--- begin ---

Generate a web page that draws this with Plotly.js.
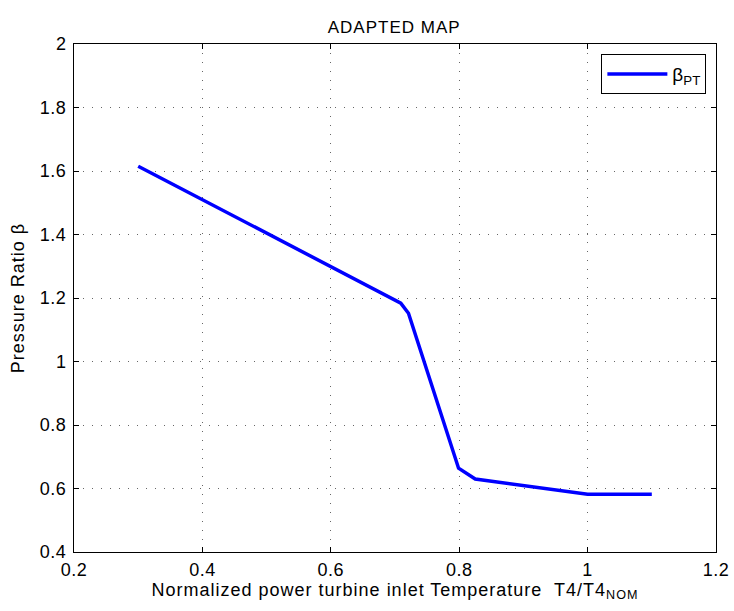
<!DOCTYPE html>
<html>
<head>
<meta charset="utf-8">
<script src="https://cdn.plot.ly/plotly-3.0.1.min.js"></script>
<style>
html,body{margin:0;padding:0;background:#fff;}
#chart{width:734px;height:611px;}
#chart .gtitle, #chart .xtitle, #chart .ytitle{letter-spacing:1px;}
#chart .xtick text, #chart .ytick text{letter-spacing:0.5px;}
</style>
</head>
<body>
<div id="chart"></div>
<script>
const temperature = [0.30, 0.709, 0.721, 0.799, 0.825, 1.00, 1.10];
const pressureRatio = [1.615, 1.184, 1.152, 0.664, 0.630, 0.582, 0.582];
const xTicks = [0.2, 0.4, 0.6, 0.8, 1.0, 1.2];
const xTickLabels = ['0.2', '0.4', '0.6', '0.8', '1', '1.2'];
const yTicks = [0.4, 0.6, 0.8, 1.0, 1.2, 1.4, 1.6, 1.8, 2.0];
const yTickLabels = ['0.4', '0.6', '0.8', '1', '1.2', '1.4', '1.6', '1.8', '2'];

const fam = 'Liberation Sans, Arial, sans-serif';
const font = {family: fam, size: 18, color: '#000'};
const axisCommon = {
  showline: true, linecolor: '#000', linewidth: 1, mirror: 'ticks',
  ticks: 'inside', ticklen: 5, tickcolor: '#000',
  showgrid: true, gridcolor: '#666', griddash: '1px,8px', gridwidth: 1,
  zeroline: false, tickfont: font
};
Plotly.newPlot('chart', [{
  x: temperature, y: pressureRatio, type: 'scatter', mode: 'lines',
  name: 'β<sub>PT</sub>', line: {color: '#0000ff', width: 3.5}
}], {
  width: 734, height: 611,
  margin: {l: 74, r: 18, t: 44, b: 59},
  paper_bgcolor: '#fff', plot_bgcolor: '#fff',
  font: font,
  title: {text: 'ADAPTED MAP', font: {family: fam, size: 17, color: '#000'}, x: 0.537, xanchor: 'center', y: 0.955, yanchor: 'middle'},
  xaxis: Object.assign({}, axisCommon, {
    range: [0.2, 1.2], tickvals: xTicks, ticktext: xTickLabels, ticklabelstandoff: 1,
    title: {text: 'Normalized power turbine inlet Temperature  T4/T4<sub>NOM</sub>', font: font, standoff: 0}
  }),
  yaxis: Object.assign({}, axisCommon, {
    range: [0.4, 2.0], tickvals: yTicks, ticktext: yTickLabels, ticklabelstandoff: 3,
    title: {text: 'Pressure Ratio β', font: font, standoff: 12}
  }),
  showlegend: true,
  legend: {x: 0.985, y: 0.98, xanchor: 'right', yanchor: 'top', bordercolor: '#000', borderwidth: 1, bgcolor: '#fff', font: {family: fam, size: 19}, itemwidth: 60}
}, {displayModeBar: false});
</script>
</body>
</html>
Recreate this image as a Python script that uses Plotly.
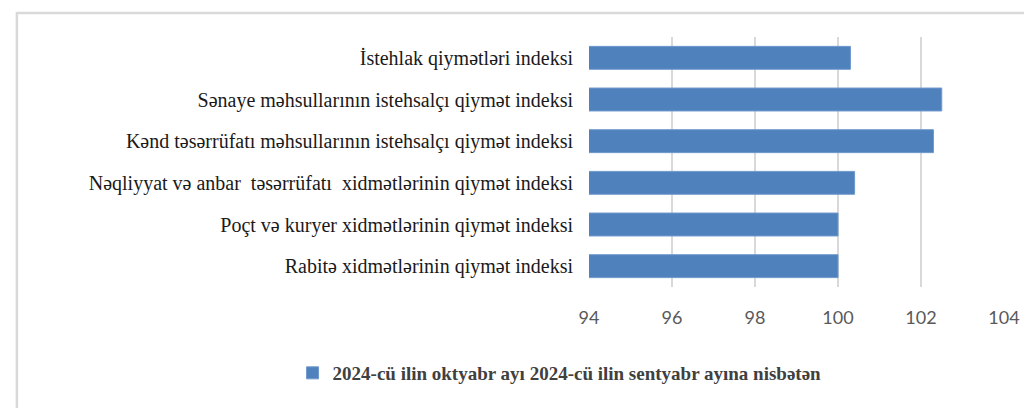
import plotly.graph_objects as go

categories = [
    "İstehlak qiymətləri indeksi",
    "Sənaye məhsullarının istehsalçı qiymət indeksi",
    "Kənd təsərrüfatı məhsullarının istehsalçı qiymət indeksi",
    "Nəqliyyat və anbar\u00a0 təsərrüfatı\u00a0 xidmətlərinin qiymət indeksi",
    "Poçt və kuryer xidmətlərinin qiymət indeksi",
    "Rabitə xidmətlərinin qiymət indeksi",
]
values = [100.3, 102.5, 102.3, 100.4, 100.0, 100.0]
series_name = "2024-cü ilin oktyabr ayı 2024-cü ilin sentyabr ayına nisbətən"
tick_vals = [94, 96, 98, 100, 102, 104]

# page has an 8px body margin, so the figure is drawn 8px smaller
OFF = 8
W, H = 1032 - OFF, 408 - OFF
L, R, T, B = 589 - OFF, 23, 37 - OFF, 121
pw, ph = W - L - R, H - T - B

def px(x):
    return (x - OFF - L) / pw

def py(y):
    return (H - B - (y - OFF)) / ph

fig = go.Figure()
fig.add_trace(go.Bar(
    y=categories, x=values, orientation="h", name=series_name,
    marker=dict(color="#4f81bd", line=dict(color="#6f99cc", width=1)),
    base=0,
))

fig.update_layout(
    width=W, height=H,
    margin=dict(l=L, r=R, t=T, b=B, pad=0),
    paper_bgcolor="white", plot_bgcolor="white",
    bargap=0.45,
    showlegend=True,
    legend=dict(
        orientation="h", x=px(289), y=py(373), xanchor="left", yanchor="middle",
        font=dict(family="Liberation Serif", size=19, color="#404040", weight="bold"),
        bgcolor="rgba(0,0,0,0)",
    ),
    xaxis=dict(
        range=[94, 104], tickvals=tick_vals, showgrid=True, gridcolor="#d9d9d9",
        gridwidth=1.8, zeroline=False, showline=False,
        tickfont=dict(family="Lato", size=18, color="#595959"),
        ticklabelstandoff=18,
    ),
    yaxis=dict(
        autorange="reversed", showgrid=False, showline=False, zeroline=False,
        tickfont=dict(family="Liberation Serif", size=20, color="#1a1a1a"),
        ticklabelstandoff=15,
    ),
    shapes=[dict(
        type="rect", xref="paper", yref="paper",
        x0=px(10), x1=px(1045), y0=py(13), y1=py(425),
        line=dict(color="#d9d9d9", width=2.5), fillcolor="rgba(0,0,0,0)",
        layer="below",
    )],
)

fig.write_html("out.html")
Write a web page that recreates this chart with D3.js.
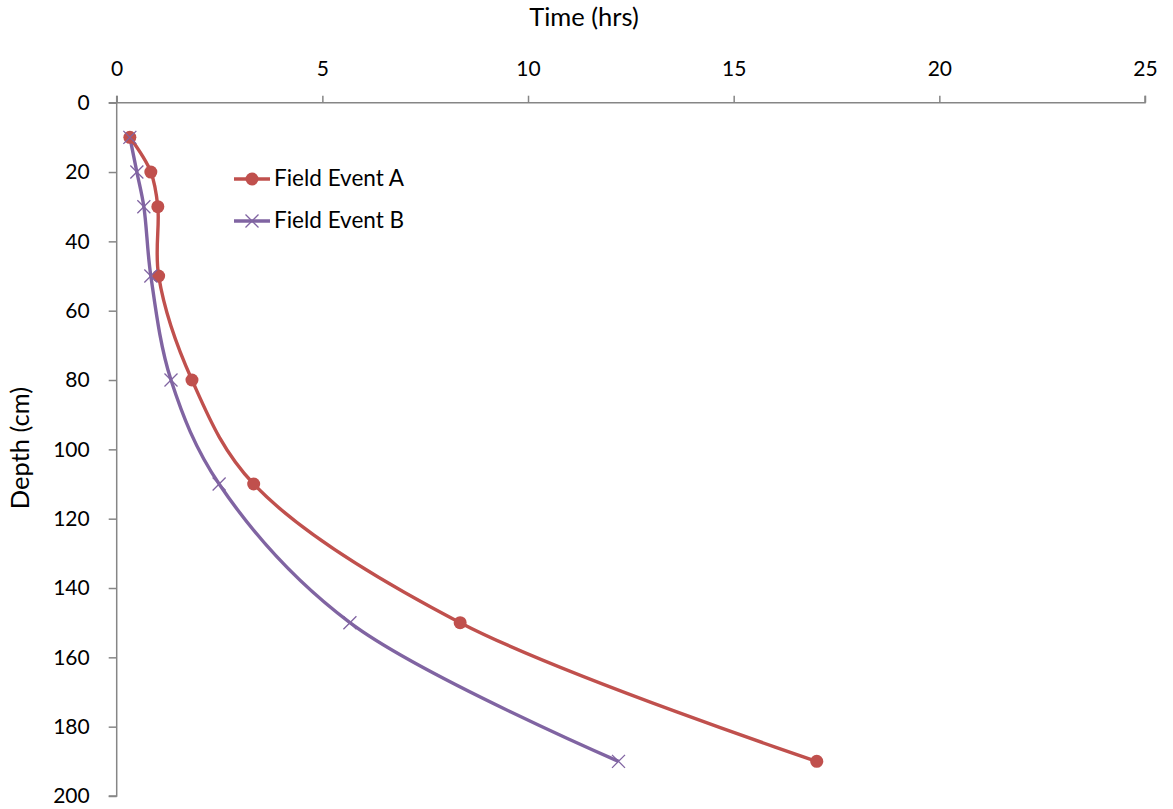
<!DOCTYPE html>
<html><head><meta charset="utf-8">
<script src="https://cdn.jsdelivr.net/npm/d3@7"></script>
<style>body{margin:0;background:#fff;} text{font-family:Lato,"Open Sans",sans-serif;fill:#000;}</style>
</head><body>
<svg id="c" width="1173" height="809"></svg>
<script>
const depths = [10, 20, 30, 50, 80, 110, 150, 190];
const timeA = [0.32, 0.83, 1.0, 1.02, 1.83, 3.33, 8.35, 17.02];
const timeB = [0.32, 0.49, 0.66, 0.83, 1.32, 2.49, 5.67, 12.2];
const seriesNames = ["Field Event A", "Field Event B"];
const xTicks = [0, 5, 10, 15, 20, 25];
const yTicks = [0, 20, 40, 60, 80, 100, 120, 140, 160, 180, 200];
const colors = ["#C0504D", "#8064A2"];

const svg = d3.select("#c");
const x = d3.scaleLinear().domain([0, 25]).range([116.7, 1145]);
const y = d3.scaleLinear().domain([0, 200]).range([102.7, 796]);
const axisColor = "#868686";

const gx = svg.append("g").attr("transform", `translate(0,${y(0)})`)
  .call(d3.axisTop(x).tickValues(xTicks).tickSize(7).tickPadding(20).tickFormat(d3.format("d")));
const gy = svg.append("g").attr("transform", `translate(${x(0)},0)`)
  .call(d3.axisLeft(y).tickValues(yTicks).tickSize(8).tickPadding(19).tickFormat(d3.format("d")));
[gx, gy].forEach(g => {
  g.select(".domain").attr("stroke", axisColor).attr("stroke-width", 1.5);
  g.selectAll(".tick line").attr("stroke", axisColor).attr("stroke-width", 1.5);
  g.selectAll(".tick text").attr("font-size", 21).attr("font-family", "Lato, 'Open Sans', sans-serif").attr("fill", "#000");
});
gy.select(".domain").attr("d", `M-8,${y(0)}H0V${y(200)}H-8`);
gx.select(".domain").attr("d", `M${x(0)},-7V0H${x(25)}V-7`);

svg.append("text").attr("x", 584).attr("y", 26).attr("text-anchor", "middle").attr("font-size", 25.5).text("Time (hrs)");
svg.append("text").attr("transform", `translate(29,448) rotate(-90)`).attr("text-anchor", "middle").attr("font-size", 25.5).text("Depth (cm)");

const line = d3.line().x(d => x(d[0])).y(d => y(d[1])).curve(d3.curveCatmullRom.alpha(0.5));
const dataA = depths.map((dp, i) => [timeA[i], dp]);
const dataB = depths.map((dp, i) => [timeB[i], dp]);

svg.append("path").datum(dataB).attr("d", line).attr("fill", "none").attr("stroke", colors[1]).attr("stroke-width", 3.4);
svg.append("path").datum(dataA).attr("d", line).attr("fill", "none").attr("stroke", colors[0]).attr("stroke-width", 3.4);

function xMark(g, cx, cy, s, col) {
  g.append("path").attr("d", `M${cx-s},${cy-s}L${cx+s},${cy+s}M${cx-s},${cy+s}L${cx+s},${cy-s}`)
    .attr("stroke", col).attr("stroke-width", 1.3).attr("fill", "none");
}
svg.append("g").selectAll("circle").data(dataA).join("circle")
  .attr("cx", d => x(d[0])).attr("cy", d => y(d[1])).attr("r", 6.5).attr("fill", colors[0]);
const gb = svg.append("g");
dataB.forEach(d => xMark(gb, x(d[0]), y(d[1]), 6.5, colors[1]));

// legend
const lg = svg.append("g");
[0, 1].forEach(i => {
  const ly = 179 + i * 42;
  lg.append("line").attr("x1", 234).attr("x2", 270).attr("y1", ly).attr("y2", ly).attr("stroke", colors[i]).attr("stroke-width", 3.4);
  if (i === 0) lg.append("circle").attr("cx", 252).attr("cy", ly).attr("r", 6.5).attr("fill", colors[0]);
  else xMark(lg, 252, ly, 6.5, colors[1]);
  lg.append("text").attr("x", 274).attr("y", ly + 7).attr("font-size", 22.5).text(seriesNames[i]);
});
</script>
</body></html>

--- end ---

Leave out the pictures, and copy only the lines from the one holding "Recreate this image" through the one holding "tick_vals = [94, 96, 98, 100, 102, 104]", exactly as written.

● **Task response**:
Recreate this image as a Python script that uses Plotly.
import plotly.graph_objects as go

categories = [
    "İstehlak qiymətləri indeksi",
    "Sənaye məhsullarının istehsalçı qiymət indeksi",
    "Kənd təsərrüfatı məhsullarının istehsalçı qiymət indeksi",
    "Nəqliyyat və anbar\u00a0 təsərrüfatı\u00a0 xidmətlərinin qiymət indeksi",
    "Poçt və kuryer xidmətlərinin qiymət indeksi",
    "Rabitə xidmətlərinin qiymət indeksi",
]
values = [100.3, 102.5, 102.3, 100.4, 100.0, 100.0]
series_name = "2024-cü ilin oktyabr ayı 2024-cü ilin sentyabr ayına nisbətən"
tick_vals = [94, 96, 98, 100, 102, 104]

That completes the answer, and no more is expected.